I'd feel lied to, betrayed, and foolish. It's like telling me that, listen, I have been using you, and your life means nothing to me, so I used it to experiment.
While I was thinking of forever, you were playing games with my life and my emotions.
I need to know the truth about who I marry, then choose the marriage despite the truth. Withholding this truth and having me commit my life to a lie is inexcusable and unforgivable in my perspective.
Coming out is no different from the other truths about you that needs to be shared before marriage.
As a woman I would have end that marriage. I would not pity someone who wasted my time and used me as an experiment knowing the whole time they are gay.
I would demand proof and evidence
I’d try to be as supportive as possible but we’re definitely getting a divorce and an annulment.

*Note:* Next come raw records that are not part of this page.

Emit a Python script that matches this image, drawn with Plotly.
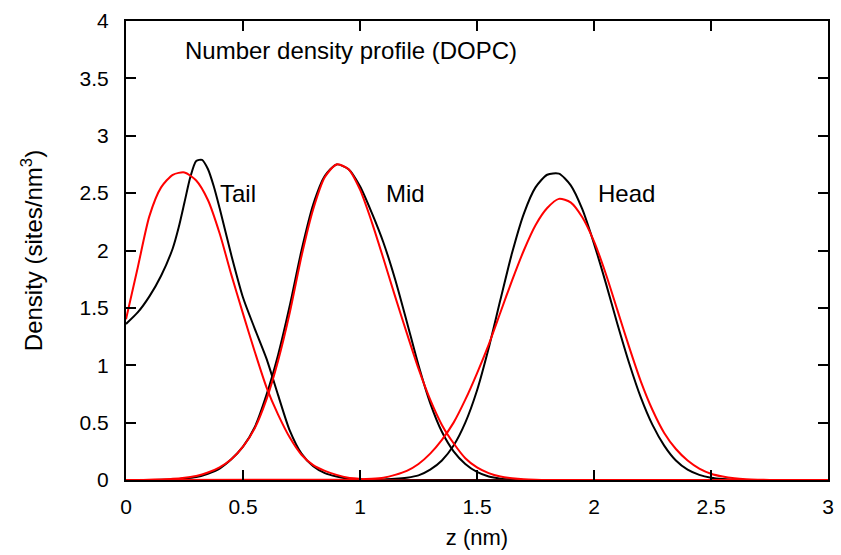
import plotly.graph_objects as go

# ---- data ----
z_tail_b = [0.0, 0.05, 0.1, 0.15, 0.2, 0.225, 0.25, 0.275, 0.3, 0.325, 0.35, 0.375, 0.4, 0.45, 0.5,
            0.55, 0.6, 0.65, 0.7, 0.75, 0.8, 0.85, 0.9, 0.95, 1.0, 1.05, 3.0]
tail_black = [1.36, 1.46, 1.60, 1.78, 2.02, 2.20, 2.42, 2.64, 2.78, 2.79, 2.71, 2.56, 2.37, 1.96, 1.59,
              1.32, 1.06, 0.74, 0.43, 0.23, 0.12, 0.06, 0.03, 0.01, 0.0, 0.0, 0.0]
z_tail = [0.0, 0.05, 0.1, 0.15, 0.2, 0.25, 0.3, 0.35, 0.4, 0.45, 0.5, 0.55, 0.6, 0.65, 0.7,
          0.75, 0.8, 0.85, 0.9, 0.95, 1.0, 1.05, 3.0]
tail_red = [1.40, 1.85, 2.30, 2.55, 2.66, 2.68, 2.61, 2.44, 2.15, 1.79, 1.45, 1.12, 0.81, 0.57, 0.37,
            0.22, 0.13, 0.08, 0.045, 0.02, 0.01, 0.0, 0.0]

z_mid = [0.0, 0.05, 0.1, 0.15, 0.2, 0.25, 0.3, 0.35, 0.4, 0.45, 0.5, 0.55, 0.6, 0.65, 0.7, 0.75,
         0.8, 0.85, 0.9, 0.95, 1.0, 1.05, 1.1, 1.15, 1.2, 1.25, 1.3, 1.35, 1.4, 1.45, 1.5, 1.55,
         1.6, 1.65, 1.7, 1.75, 1.8, 3.0]
mid_black = [0.0, 0.0, 0.0, 0.002, 0.005, 0.012, 0.025, 0.055, 0.10, 0.18, 0.29, 0.46, 0.74, 1.09, 1.52, 2.00,
             2.40, 2.65, 2.75, 2.71, 2.56, 2.33, 2.07, 1.75, 1.38, 1.00, 0.67, 0.42, 0.25, 0.14, 0.07, 0.03,
             0.012, 0.005, 0.0, 0.0, 0.0, 0.0]
mid_red = [0.0, 0.0, 0.002, 0.005, 0.01, 0.02, 0.035, 0.065, 0.11, 0.18, 0.29, 0.45, 0.70, 1.04, 1.46, 1.95,
           2.36, 2.64, 2.75, 2.71, 2.53, 2.25, 1.93, 1.60, 1.28, 0.97, 0.70, 0.48, 0.32, 0.19, 0.11, 0.06,
           0.03, 0.015, 0.006, 0.002, 0.0, 0.0]

z_head = [0.0, 1.0, 1.05, 1.1, 1.15, 1.2, 1.25, 1.3, 1.35, 1.4, 1.45, 1.5, 1.55, 1.6, 1.65, 1.7, 1.75,
          1.8, 1.85, 1.9, 1.95, 2.0, 2.05, 2.1, 2.15, 2.2, 2.25, 2.3, 2.35, 2.4, 2.45, 2.5, 2.55,
          2.6, 2.65, 2.7, 2.75, 2.8, 3.0]
head_black = [0.0, 0.0, 0.0, 0.005, 0.01, 0.02, 0.04, 0.09, 0.17, 0.30, 0.50, 0.78, 1.15, 1.57, 1.98, 2.32, 2.55,
              2.66, 2.67, 2.57, 2.36, 2.06, 1.72, 1.36, 1.02, 0.72, 0.48, 0.30, 0.17, 0.09, 0.045, 0.02, 0.008,
              0.003, 0.0, 0.0, 0.0, 0.0, 0.0]
head_red = [0.0, 0.005, 0.01, 0.02, 0.045, 0.08, 0.14, 0.23, 0.35, 0.50, 0.70, 0.93, 1.18, 1.46, 1.74, 2.00, 2.22,
            2.37, 2.45, 2.42, 2.29, 2.08, 1.80, 1.48, 1.16, 0.86, 0.61, 0.41, 0.27, 0.17, 0.10, 0.055, 0.03,
            0.015, 0.007, 0.003, 0.001, 0.0, 0.0]

labels = ["Tail", "Mid", "Head"]
label_x = [0.393, 1.103, 2.009]
label_y = [2.50, 2.50, 2.50]
title_text = "Number density profile (DOPC)"

FONT = "Liberation Sans, Arial, Helvetica, sans-serif"
BLACK = "#000000"
RED = "#ff0000"

fig = go.Figure()
for zs, ys, col in [(z_tail_b, tail_black, BLACK), (z_mid, mid_black, BLACK), (z_head, head_black, BLACK),
                    (z_tail, tail_red, RED), (z_mid, mid_red, RED), (z_head, head_red, RED)]:
    fig.add_trace(go.Scatter(x=zs, y=ys, mode="lines",
                             line=dict(color=col, width=2, shape="spline", smoothing=0.7),
                             showlegend=False, hoverinfo="skip", cliponaxis=True))

for t, x, y in zip(labels, label_x, label_y):
    fig.add_annotation(x=x, y=y, xref="x", yref="y", text=t, showarrow=False,
                       xanchor="left", yanchor="middle", font=dict(size=24, color="black", family=FONT))
fig.add_annotation(x=0.244, y=3.745, xref="x", yref="y", text=title_text, showarrow=False,
                   xanchor="left", yanchor="middle", font=dict(size=24, color="black", family=FONT))

axis_common = dict(showline=True, linecolor="black", linewidth=2, mirror="ticks",
                   ticks="inside", ticklen=10, tickwidth=1.5, tickcolor="black",
                   showgrid=False, zeroline=False,
                   tickfont=dict(size=21, color="black", family=FONT))

fig.update_xaxes(range=[0, 3], dtick=0.5, tick0=0,
                 title=dict(text="z (nm)", font=dict(size=22, color="black", family=FONT), standoff=12),
                 ticklabelstandoff=7, **axis_common)
fig.update_yaxes(range=[0, 4], dtick=0.5, tick0=0,
                 title=dict(text="Density (sites/nm<sup>3</sup>)", font=dict(size=24, color="black", family=FONT),
                            standoff=30),
                 ticklabelstandoff=11, **axis_common)

fig.update_layout(width=841, height=555, margin=dict(l=126, r=13, t=21, b=75, autoexpand=False),
                  plot_bgcolor="white", paper_bgcolor="white",
                  font=dict(family=FONT, color="black"))

fig.write_html("out.html")
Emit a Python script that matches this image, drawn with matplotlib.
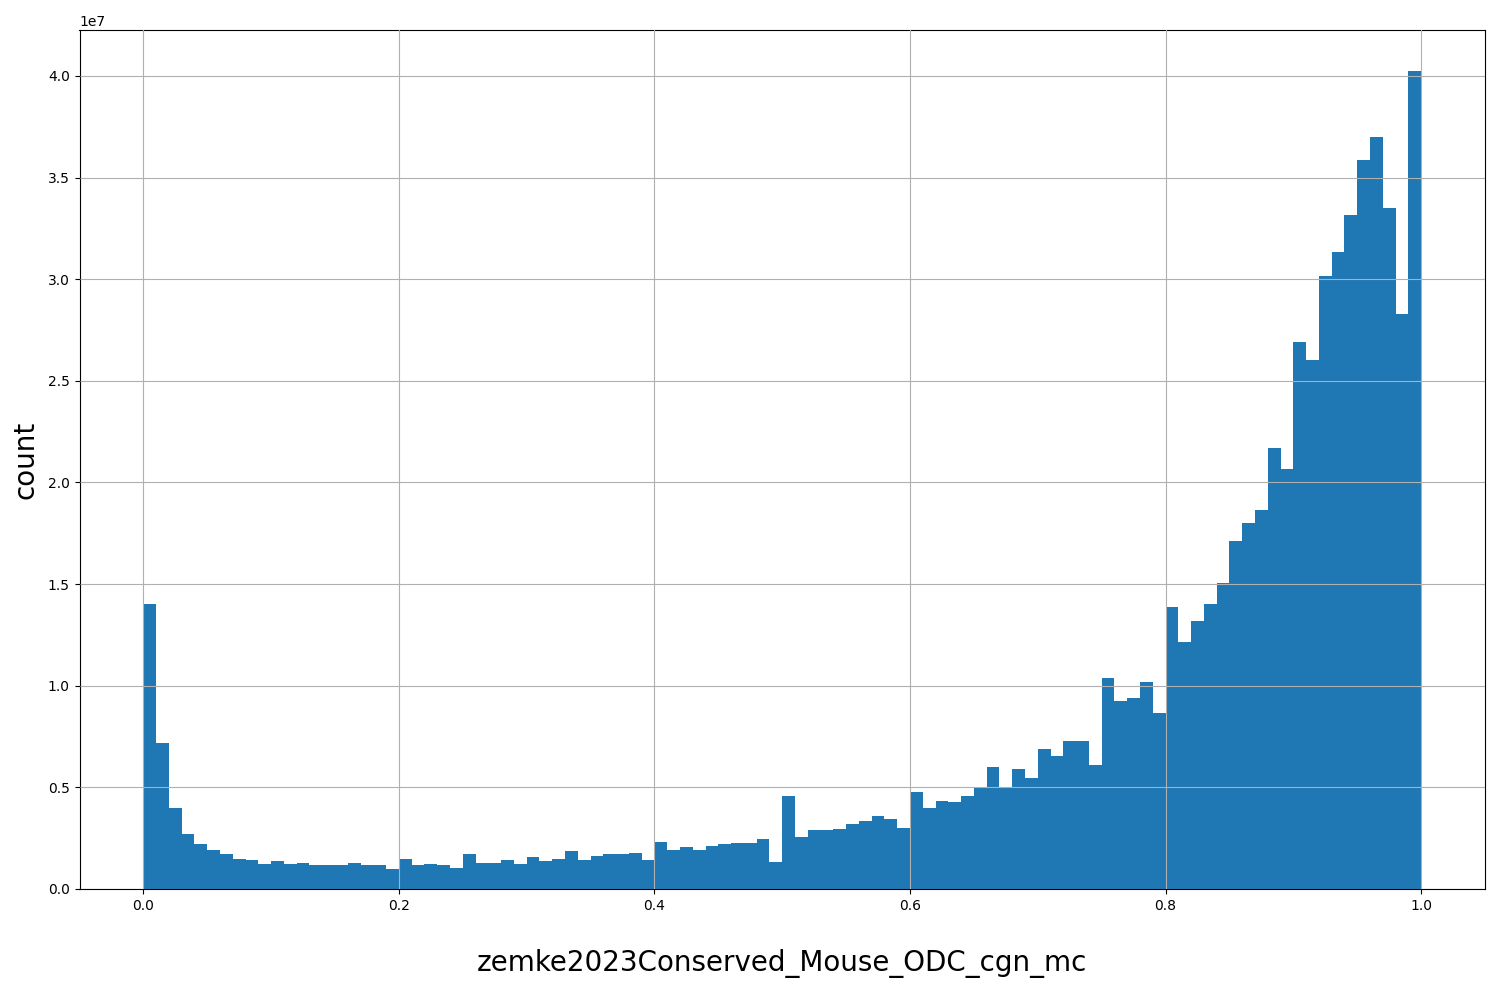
import numpy as np
import matplotlib
matplotlib.use("Agg")
import matplotlib.pyplot as plt

edges = np.linspace(0, 1, 101)
# bar heights in units of 1e7
heights = [
    1.40, 0.72, 0.40, 0.27, 0.22, 0.19, 0.17, 0.15, 0.145, 0.125,
    0.14, 0.125, 0.13, 0.12, 0.12, 0.12, 0.13, 0.12, 0.12, 0.10,
    0.15, 0.12, 0.125, 0.12, 0.105, 0.17, 0.13, 0.13, 0.145, 0.125,
    0.155, 0.14, 0.15, 0.185, 0.145, 0.16, 0.17, 0.17, 0.175, 0.145,
    0.23, 0.19, 0.205, 0.19, 0.21, 0.22, 0.225, 0.225, 0.245, 0.135,
    0.46, 0.255, 0.29, 0.29, 0.295, 0.32, 0.335, 0.36, 0.345, 0.30,
    0.475, 0.40, 0.435, 0.43, 0.46, 0.50, 0.60, 0.50, 0.59, 0.545,
    0.69, 0.655, 0.73, 0.73, 0.61, 1.04, 0.925, 0.94, 1.02, 0.865,
    1.385, 1.215, 1.32, 1.40, 1.505, 1.71, 1.80, 1.865, 2.17, 2.065,
    2.69, 2.605, 3.015, 3.135, 3.315, 3.585, 3.70, 3.35, 2.83, 4.025,
]
counts = np.array(heights) * 1e7
centers = (edges[:-1] + edges[1:]) / 2

fig, ax = plt.subplots(figsize=(15, 10), dpi=100)
fig.subplots_adjust(left=0.053, right=0.99, top=0.97, bottom=0.111)
ax.hist(centers, bins=edges, weights=counts, color="#1f77b4")
ax.grid(True)
ax.set_axisbelow(False)
ax.set_xlabel("zemke2023Conserved_Mouse_ODC_cgn_mc", fontsize=20, labelpad=26)
ax.set_ylabel("count", fontsize=20, labelpad=6)
fig.savefig("out.png")
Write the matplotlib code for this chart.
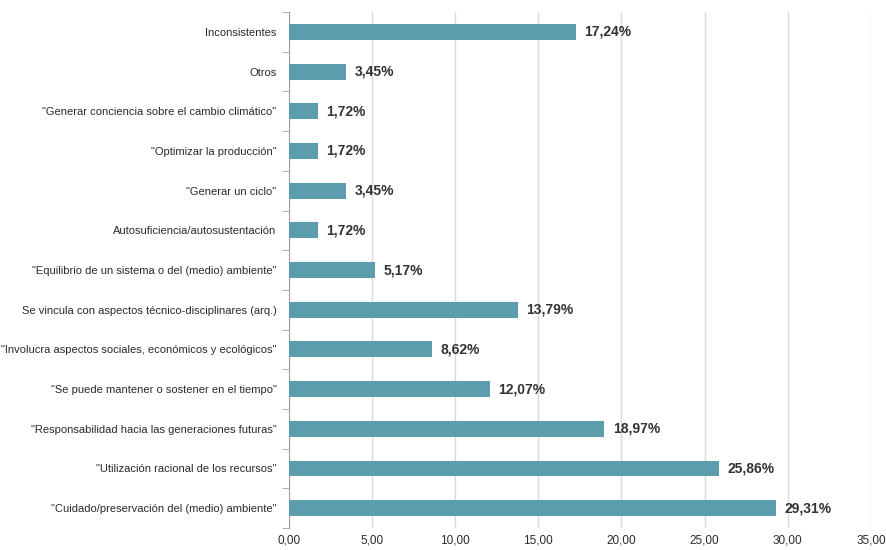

I'd feel a little sad that he felt he couldn't tell me before, but I'd be happy that he felt he finally could. IHowever, if he wants to explore his sexuality it would be a deal breaker. Selfishly, I don't have to share you with anyone else. You're still the same person to me.
Hanlon’s frisbee? It could actually be nicer
I think at first I would be a little shocked and probably not know what to say. But ultimately I would try to be as supportive as I could be and then figure out how we would move forward. Its definitely not something that would be fun to go through.
I wish I could tell my wife that I am Bi , I feel so suppressed sexually 🥲
I dunno… Ellen?
Wife is low-key Bi but doesn’t linger/act on it. We’re very religious yet also lean liberal, so it’s just kind of a non-issue. I don’t get butt-hurt by it because I understand the attraction to women 🤣
If they told me well into the marriage I’d be accepting but worrisome.
I guess I’d be worried if they were in the process of converting fully to gay and if they’d still want to be with me.
I’ve just never seen that sort of thing work out if they are coming out well into a relationship.
True about the headlines, but I’ve met enough people.
I think it’s only a problem if they are not attracted to you or need space to explore that and you’re uncomfy with that.
Being gatekept by betas is not so bad. Who said that University of Missouri?